══ GIVEN INFORMATION ══

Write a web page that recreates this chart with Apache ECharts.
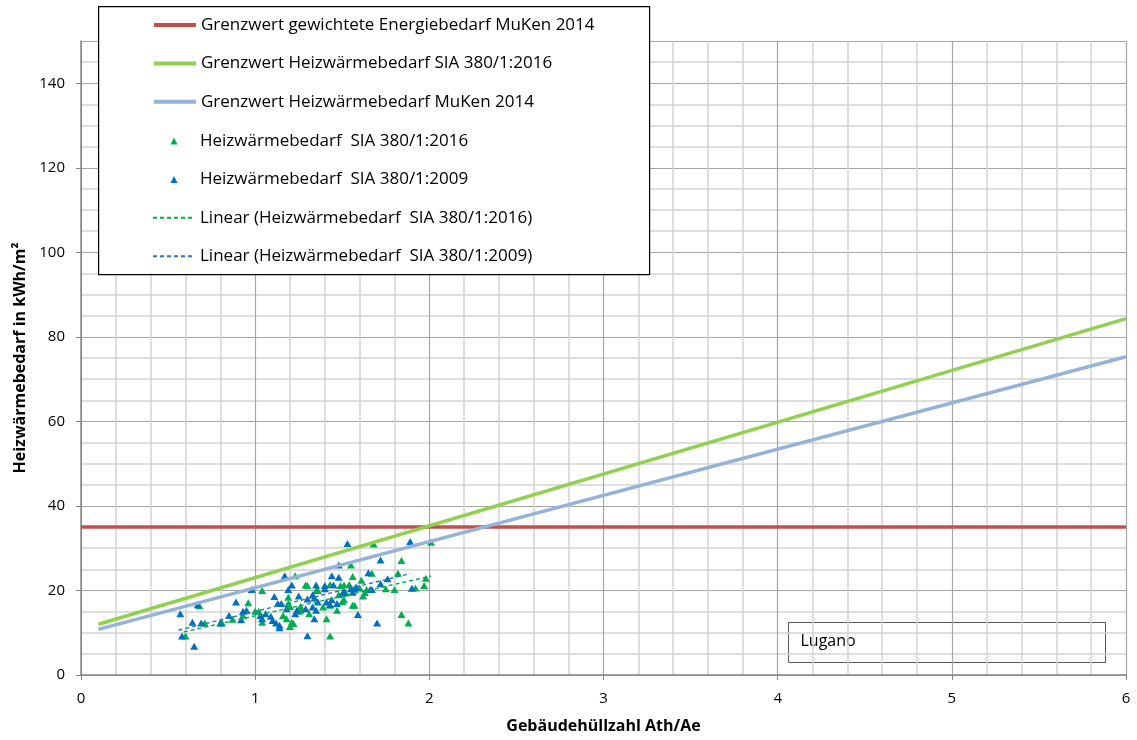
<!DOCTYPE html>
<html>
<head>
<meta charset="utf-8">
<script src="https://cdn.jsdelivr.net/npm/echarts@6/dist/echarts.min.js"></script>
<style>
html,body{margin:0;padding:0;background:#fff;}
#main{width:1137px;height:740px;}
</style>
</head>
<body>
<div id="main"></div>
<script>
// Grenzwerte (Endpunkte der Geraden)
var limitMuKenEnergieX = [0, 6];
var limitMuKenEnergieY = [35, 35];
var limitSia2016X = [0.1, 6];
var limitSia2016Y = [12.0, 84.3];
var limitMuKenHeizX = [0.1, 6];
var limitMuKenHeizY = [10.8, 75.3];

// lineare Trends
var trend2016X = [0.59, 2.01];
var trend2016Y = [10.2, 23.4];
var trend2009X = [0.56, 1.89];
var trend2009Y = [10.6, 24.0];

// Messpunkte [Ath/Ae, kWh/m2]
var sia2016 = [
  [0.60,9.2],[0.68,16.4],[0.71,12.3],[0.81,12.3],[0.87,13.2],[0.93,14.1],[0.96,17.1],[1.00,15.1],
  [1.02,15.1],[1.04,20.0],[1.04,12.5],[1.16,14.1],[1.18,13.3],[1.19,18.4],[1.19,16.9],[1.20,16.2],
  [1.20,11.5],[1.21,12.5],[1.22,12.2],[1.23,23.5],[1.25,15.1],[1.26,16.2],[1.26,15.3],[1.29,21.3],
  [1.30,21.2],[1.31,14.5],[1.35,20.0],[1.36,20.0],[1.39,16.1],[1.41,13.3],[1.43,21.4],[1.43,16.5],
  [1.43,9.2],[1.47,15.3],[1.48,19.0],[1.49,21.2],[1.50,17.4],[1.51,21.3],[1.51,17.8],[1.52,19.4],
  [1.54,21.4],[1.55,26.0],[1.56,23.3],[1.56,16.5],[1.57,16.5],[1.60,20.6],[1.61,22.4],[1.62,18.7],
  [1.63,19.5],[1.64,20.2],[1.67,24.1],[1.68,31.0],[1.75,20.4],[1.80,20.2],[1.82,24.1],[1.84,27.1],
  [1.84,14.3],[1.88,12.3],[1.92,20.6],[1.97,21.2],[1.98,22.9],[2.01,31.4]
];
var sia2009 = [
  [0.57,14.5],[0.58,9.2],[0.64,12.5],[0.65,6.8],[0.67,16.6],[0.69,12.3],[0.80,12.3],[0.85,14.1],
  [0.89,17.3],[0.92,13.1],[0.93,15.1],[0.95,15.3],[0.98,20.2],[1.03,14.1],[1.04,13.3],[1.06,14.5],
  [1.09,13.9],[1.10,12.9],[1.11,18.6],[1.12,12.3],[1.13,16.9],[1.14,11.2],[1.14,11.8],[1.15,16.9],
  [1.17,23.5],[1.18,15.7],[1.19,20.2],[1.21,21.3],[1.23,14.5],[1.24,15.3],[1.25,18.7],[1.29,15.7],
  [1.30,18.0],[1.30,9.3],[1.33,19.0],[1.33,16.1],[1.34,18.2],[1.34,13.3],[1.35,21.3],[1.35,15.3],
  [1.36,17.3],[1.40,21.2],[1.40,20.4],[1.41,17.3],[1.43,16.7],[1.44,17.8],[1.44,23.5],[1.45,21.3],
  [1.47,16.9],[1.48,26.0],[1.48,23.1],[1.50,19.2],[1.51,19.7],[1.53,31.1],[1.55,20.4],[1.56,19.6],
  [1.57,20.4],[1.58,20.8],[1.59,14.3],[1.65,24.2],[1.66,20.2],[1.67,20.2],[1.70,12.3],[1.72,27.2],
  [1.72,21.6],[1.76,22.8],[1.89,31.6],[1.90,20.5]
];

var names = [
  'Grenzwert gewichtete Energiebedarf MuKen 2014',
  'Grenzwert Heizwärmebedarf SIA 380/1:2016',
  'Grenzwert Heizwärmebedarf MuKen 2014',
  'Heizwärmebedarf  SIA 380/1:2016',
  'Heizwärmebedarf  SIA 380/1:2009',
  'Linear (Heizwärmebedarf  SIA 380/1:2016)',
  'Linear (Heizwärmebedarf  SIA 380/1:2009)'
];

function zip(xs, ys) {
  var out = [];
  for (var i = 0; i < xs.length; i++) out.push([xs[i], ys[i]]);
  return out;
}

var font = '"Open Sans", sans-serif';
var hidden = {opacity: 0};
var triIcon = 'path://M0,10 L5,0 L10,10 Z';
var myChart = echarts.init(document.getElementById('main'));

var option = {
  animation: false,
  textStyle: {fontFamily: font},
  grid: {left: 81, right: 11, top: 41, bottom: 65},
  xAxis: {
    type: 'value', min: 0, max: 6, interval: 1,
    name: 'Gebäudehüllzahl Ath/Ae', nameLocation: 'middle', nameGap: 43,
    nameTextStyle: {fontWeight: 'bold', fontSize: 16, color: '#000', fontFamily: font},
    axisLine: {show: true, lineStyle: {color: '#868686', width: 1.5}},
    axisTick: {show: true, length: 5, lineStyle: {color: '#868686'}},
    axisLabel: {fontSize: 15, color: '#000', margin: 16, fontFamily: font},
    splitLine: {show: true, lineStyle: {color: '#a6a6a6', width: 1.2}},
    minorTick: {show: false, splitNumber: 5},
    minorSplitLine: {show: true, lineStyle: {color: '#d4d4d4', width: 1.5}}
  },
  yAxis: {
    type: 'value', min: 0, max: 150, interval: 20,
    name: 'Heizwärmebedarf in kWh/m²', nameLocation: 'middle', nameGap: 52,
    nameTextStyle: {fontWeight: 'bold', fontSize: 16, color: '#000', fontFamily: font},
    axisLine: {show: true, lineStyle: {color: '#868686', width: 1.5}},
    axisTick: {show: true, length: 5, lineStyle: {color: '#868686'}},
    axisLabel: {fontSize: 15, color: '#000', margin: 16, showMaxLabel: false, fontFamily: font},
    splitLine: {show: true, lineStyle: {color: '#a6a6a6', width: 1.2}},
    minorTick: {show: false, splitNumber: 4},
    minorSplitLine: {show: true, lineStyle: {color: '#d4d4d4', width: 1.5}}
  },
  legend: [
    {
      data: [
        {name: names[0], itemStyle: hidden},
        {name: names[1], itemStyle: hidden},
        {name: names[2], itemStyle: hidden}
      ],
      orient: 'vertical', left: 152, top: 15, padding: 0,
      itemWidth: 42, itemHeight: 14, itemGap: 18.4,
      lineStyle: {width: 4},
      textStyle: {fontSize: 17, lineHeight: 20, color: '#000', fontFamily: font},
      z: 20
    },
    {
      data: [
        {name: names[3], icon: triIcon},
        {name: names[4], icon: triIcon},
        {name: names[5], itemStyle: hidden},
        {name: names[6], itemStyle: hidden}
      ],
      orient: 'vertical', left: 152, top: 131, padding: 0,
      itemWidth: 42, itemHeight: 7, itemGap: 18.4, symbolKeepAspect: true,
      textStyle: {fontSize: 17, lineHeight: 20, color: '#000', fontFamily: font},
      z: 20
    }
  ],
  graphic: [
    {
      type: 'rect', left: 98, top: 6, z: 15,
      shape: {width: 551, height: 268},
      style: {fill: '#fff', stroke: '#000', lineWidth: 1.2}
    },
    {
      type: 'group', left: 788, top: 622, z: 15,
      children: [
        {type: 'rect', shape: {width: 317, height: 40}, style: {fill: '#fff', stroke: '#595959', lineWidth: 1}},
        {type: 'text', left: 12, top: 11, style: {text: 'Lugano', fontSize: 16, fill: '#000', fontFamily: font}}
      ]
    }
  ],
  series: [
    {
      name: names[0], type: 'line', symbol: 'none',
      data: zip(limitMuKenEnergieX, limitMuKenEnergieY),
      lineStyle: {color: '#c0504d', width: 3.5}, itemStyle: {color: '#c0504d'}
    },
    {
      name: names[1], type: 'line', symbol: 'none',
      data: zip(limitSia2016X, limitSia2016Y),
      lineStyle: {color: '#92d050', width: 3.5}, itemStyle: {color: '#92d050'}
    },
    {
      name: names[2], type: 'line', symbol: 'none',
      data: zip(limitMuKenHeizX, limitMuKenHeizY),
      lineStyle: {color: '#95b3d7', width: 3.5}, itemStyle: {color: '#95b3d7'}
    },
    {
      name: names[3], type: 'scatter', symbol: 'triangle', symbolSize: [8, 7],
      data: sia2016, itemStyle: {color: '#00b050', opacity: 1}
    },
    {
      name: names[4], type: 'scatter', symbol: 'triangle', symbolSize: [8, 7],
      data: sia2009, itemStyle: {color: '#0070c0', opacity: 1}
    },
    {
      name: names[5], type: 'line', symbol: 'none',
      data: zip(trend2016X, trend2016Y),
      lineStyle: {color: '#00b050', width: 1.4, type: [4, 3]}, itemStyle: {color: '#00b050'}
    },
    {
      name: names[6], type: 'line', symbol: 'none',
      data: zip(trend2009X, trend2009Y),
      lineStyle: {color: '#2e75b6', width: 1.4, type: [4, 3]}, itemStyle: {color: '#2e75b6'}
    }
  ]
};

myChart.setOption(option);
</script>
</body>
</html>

═══

### INSTRUCTIONS FOR THE TASK
Leave out the pictures. Transcribe only the lines above, from the first through the one that contains "var trend2009Y = [10.6, 24.0];".

### WRITTEN REPLY
Write a web page that recreates this chart with Apache ECharts.
<!DOCTYPE html>
<html>
<head>
<meta charset="utf-8">
<script src="https://cdn.jsdelivr.net/npm/echarts@6/dist/echarts.min.js"></script>
<style>
html,body{margin:0;padding:0;background:#fff;}
#main{width:1137px;height:740px;}
</style>
</head>
<body>
<div id="main"></div>
<script>
// Grenzwerte (Endpunkte der Geraden)
var limitMuKenEnergieX = [0, 6];
var limitMuKenEnergieY = [35, 35];
var limitSia2016X = [0.1, 6];
var limitSia2016Y = [12.0, 84.3];
var limitMuKenHeizX = [0.1, 6];
var limitMuKenHeizY = [10.8, 75.3];

// lineare Trends
var trend2016X = [0.59, 2.01];
var trend2016Y = [10.2, 23.4];
var trend2009X = [0.56, 1.89];
var trend2009Y = [10.6, 24.0];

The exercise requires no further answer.